Here Are the Wildest Looks From Paris Fashion Week
The most memorable looks at Paris Fashion Week subverted all norms of form and structure. Now might be the time to repurpose that old duvet in the back of the wardrobe.
PARIS—Inside the dimly lit interiors of the Hotel de Ville, classical music played as Anna Wintour held court, standing in the murky shadows.
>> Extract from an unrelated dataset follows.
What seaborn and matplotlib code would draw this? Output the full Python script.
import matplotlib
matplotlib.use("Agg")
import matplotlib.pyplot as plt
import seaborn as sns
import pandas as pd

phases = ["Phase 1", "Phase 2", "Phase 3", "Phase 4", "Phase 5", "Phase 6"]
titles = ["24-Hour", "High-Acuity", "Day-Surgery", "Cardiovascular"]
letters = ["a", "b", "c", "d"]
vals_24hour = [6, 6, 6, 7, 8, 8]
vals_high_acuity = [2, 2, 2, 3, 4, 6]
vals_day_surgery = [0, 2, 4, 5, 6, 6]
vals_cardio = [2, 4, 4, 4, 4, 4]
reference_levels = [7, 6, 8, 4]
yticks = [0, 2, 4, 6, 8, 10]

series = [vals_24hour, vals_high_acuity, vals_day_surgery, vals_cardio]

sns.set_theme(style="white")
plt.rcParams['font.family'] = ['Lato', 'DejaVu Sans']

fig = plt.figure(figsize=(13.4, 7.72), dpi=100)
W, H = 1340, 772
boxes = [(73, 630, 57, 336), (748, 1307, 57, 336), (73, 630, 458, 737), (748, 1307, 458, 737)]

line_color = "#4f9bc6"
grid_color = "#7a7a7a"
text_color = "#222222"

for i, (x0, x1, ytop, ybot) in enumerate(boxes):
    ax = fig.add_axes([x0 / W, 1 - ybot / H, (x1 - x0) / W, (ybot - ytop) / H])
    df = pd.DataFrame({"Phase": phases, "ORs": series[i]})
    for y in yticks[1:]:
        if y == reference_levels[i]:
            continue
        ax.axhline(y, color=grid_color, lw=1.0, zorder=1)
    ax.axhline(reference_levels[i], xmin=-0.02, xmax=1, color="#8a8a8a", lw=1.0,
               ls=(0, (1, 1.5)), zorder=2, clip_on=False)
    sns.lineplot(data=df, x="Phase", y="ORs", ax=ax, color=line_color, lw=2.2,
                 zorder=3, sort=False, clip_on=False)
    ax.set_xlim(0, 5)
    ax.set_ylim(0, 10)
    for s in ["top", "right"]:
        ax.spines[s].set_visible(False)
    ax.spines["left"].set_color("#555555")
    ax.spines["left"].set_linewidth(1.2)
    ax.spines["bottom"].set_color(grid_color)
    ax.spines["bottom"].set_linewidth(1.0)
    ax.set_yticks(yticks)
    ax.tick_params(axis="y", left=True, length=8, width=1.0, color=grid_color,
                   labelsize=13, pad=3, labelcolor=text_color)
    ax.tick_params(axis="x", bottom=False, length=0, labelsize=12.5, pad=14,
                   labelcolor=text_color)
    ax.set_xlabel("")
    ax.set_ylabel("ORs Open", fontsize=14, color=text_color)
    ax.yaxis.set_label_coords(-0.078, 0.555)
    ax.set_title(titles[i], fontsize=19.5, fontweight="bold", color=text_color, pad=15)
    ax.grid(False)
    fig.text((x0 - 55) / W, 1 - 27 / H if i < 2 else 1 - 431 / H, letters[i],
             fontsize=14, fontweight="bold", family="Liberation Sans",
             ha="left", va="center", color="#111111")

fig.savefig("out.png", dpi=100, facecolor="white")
Lesser mortals waited on benches set between the easels decorating Thom Browne’s Fall/Winter 2018 runway, like an artist’s studio.
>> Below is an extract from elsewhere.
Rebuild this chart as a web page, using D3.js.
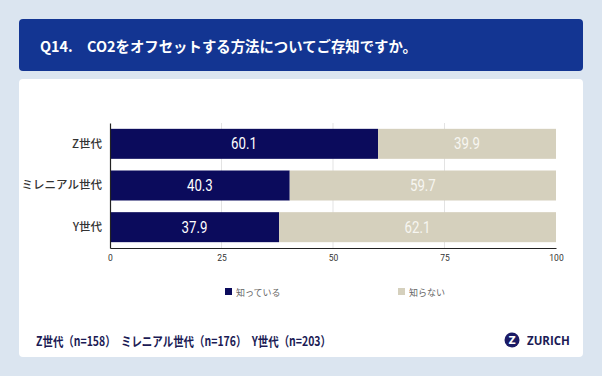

A procession of models wearing dog’s heads were drawn by a female painter, while others showed-off Browne’s deconstructed designs that recast the idea of the feminine in this collection that was inspired by Marie Antoinette’s official portraitist, Élisabeth Louise Vigée Le Brun, a rare female painter who succeeded in an 18th century male-dominated milieu.
Another model wore a bulging plastic sculpture that resembled a woman’s body splitting at the seams, bringing to mind some of the over-sized, provocative women painted by Le Brun from the society of her day.
Looks included quirky boyish suits, siren dresses under-pinned by tight corsets, and breasts clearly defined and sometimes accentuated in mix-and-match, male-meets-female outfits created to envision how Le Brun might have reimagined herself in the 21st century.
Indeed, one model walked in a dress that exposed her breast, another in a masculine jacket with white buttons placed to define her nipples on the outside of the garment, reclaiming her sexuality for herself.
While Browne might have been a cut above the rest, he was not alone in his theatricality this season.
Consider Comme des Garçons’ collection of oversized designs that were inspired by Susan Sontag’s famous 1964 essay “Notes on Camp.” That great deconstructionist of dress, Rei Kawakubo, conjured up in gigantic looks that evoked the colorful beauty of rare creatures found in the depths of the ocean—such as an over-sized statement in frills worn at the wrong angle, with a dressing gown thrown in for good-measure; something that looked like a vintage duvet taken from grandma’s wardrobe; or a deconstructed Manga sweater, all presented in outrageous proportions.
Over at Vivienne Westwood, there was a riot of delightful and strange looks—cyborg-meets-platform-boots, rock-star chic, toga-skirts, frills and knitted-leggings—that took something from every era, but created something modern.
The adventure continued at Manish Arora, where a riot of Indian-influenced color ruled. Funky embroidery was mixed in with long silhouettes. Other looks from this season drew upon the kitsch, the colourful, the cute, and campy aesthetic that Arora has rolled into what the designer proclaimed to The Daily Beast as his “best collection yet.” One sweatshirt proclaimed, “Pink and Gold Is My Religion.”
Beyond the catwalk, the opening at Paris’ main fashion museum, Galliera, of the first Paris retrospective of the Belgian designer Martin Margiela—a graduate of the prestigious Royal Academy of Art in Antwerp—put the spotlight on his own deconstructed dress codes, recycled materials and reworking of Japan’s traditional Tabi shoes (with toes).
The reconstruction of the French fashion house of Paul Poiret, which shuttered in the 1930, was also a highlight.
With the designer Yiqin Yin serving as artistic director of Poiret, the revived house’s show on Sunday night played on Poiret’s over-sized silhouettes that helped free the female form from the corset idea that Browne drew upon.
Instead, Poiret’s cocoon shape were used by Yin to create cushioned-looking coats and dresses that were designed, as per show notes, to offer a freedom of body movement for the wearer, rather than, “putting herself on display.”
Several contemporary labels live on, perhaps in less glory, without their namesakes calling the shots here, like John Galliano whose show this season drew upon the idea of a romance in the depressed Midwest. (Bill Gaytten serves as creative director now.) Margiela’s own label has been renamed and lives on without him (he did, however, curate the Galliera exhibition).
About town, a series of showrooms put on display the next-generation of designers. The so-called Designer’s Apartment, an initiative of Paris Fashion Week, displayed new collections from a dozen-odd designers at the press centre this season. Labels showing included GNDR, Coralie Marabelle and Korean brand Dawei.
Earlier in the week, the LVMH Prize put the spotlight on a series of up-and-comers, including 20 labels shortlisted for its Prize for Young Fashion Designers. These included Berlin’s clubbing-scene inspired GMBH, and Norway’s Edda.
The best of British fashion design was on display at the London show Rooms in Paris, and included Richard Quinn, Roberta Einer, and Nabil Nayal. French President Emmanuel Macron also wanted a slice of the action this season, with a fashion dinner hosted on Monday night for designers at the Élysée Palace.